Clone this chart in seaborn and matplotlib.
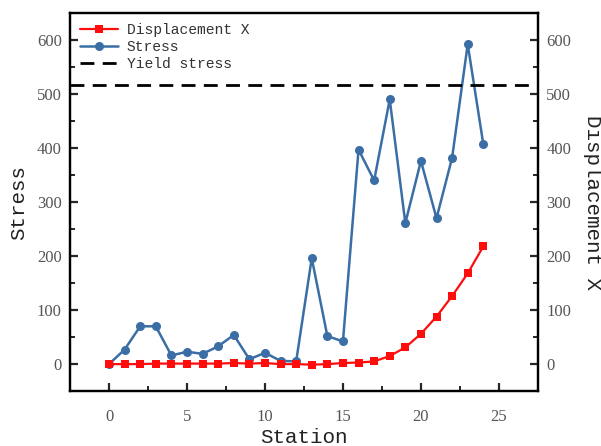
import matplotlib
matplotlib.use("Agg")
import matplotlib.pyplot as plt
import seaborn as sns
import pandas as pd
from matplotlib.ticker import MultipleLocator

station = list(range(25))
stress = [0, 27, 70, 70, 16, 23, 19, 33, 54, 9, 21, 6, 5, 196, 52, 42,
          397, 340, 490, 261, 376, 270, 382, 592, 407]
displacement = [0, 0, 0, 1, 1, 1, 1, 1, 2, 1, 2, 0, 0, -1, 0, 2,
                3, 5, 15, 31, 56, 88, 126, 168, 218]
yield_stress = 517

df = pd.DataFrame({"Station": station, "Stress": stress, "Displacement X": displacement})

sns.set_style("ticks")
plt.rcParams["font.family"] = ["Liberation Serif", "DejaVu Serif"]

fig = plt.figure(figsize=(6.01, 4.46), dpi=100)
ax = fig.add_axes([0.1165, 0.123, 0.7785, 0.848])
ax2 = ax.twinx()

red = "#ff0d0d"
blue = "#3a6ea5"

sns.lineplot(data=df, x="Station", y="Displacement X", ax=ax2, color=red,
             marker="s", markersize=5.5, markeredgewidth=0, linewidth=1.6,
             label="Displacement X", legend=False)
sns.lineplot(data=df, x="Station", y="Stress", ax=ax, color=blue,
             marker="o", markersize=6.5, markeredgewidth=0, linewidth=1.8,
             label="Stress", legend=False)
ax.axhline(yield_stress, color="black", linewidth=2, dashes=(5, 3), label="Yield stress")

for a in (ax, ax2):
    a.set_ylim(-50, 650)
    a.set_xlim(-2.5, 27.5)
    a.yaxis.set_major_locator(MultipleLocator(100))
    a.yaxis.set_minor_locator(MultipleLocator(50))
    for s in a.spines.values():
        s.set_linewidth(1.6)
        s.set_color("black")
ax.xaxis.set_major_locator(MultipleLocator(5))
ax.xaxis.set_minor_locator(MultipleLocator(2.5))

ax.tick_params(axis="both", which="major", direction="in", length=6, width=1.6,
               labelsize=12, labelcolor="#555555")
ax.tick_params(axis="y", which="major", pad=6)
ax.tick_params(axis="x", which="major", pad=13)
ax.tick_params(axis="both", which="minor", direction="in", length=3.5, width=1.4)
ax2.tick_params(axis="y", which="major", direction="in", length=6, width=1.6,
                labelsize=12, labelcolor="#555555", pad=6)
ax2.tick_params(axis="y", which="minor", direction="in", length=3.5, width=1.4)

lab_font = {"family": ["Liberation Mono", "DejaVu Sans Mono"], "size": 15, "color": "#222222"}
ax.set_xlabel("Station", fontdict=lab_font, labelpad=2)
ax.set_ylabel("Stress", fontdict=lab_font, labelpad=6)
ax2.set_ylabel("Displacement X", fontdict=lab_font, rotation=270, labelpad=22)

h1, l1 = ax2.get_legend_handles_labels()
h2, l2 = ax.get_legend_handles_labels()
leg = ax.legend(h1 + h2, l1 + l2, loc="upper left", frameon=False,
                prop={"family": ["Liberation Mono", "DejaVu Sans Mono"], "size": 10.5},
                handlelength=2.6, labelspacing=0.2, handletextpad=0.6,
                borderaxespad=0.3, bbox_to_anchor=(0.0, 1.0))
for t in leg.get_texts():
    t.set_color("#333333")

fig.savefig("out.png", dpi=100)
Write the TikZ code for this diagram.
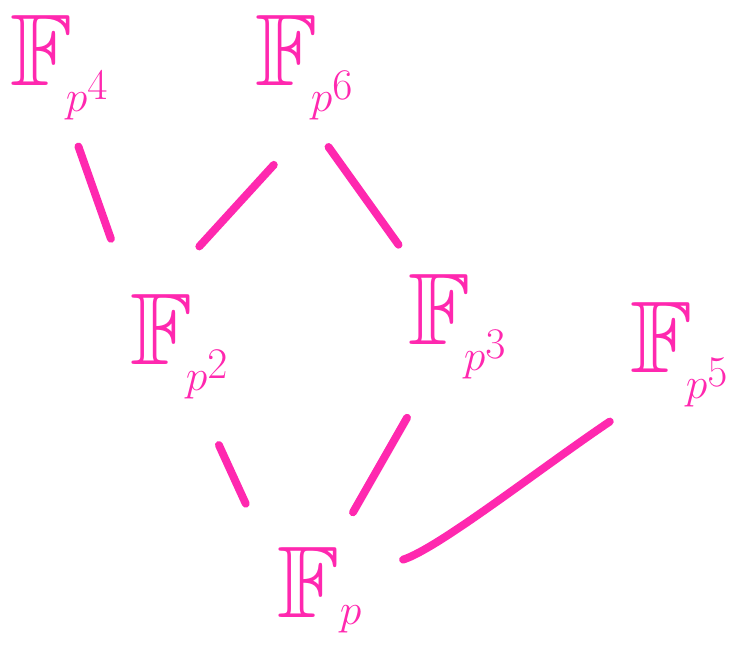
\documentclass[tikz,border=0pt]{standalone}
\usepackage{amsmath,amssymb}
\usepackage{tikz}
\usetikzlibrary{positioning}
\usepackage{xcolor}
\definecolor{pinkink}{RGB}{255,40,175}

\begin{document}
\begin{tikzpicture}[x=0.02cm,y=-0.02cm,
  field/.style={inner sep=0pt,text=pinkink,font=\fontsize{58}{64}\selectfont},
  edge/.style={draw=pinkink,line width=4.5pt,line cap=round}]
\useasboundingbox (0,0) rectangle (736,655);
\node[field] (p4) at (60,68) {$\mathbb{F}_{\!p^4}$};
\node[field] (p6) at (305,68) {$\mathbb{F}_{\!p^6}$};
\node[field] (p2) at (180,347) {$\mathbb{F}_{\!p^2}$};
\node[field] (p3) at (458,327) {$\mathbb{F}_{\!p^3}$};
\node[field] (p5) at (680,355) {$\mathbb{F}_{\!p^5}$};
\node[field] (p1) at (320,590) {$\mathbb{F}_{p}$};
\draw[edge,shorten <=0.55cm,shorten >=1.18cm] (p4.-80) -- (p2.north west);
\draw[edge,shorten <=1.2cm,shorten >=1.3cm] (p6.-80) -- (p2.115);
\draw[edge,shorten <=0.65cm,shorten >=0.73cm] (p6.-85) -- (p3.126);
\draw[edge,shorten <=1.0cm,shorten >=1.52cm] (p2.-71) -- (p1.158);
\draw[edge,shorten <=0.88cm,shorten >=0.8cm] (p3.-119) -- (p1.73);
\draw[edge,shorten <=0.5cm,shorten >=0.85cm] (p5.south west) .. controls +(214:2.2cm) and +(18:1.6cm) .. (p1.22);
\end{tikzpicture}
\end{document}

::::

_EXERCISE DESCRIPTION_.
Without the pictures, write out the lines from the beginning of the entries through the line with "ax.xaxis.set_minor_locator(MultipleLocator(2.5))".

_OUTPUT FOR THIS EXERCISE_.
Clone this chart in seaborn and matplotlib.
import matplotlib
matplotlib.use("Agg")
import matplotlib.pyplot as plt
import seaborn as sns
import pandas as pd
from matplotlib.ticker import MultipleLocator

station = list(range(25))
stress = [0, 27, 70, 70, 16, 23, 19, 33, 54, 9, 21, 6, 5, 196, 52, 42,
          397, 340, 490, 261, 376, 270, 382, 592, 407]
displacement = [0, 0, 0, 1, 1, 1, 1, 1, 2, 1, 2, 0, 0, -1, 0, 2,
                3, 5, 15, 31, 56, 88, 126, 168, 218]
yield_stress = 517

df = pd.DataFrame({"Station": station, "Stress": stress, "Displacement X": displacement})

sns.set_style("ticks")
plt.rcParams["font.family"] = ["Liberation Serif", "DejaVu Serif"]

fig = plt.figure(figsize=(6.01, 4.46), dpi=100)
ax = fig.add_axes([0.1165, 0.123, 0.7785, 0.848])
ax2 = ax.twinx()

red = "#ff0d0d"
blue = "#3a6ea5"

sns.lineplot(data=df, x="Station", y="Displacement X", ax=ax2, color=red,
             marker="s", markersize=5.5, markeredgewidth=0, linewidth=1.6,
             label="Displacement X", legend=False)
sns.lineplot(data=df, x="Station", y="Stress", ax=ax, color=blue,
             marker="o", markersize=6.5, markeredgewidth=0, linewidth=1.8,
             label="Stress", legend=False)
ax.axhline(yield_stress, color="black", linewidth=2, dashes=(5, 3), label="Yield stress")

for a in (ax, ax2):
    a.set_ylim(-50, 650)
    a.set_xlim(-2.5, 27.5)
    a.yaxis.set_major_locator(MultipleLocator(100))
    a.yaxis.set_minor_locator(MultipleLocator(50))
    for s in a.spines.values():
        s.set_linewidth(1.6)
        s.set_color("black")
ax.xaxis.set_major_locator(MultipleLocator(5))
ax.xaxis.set_minor_locator(MultipleLocator(2.5))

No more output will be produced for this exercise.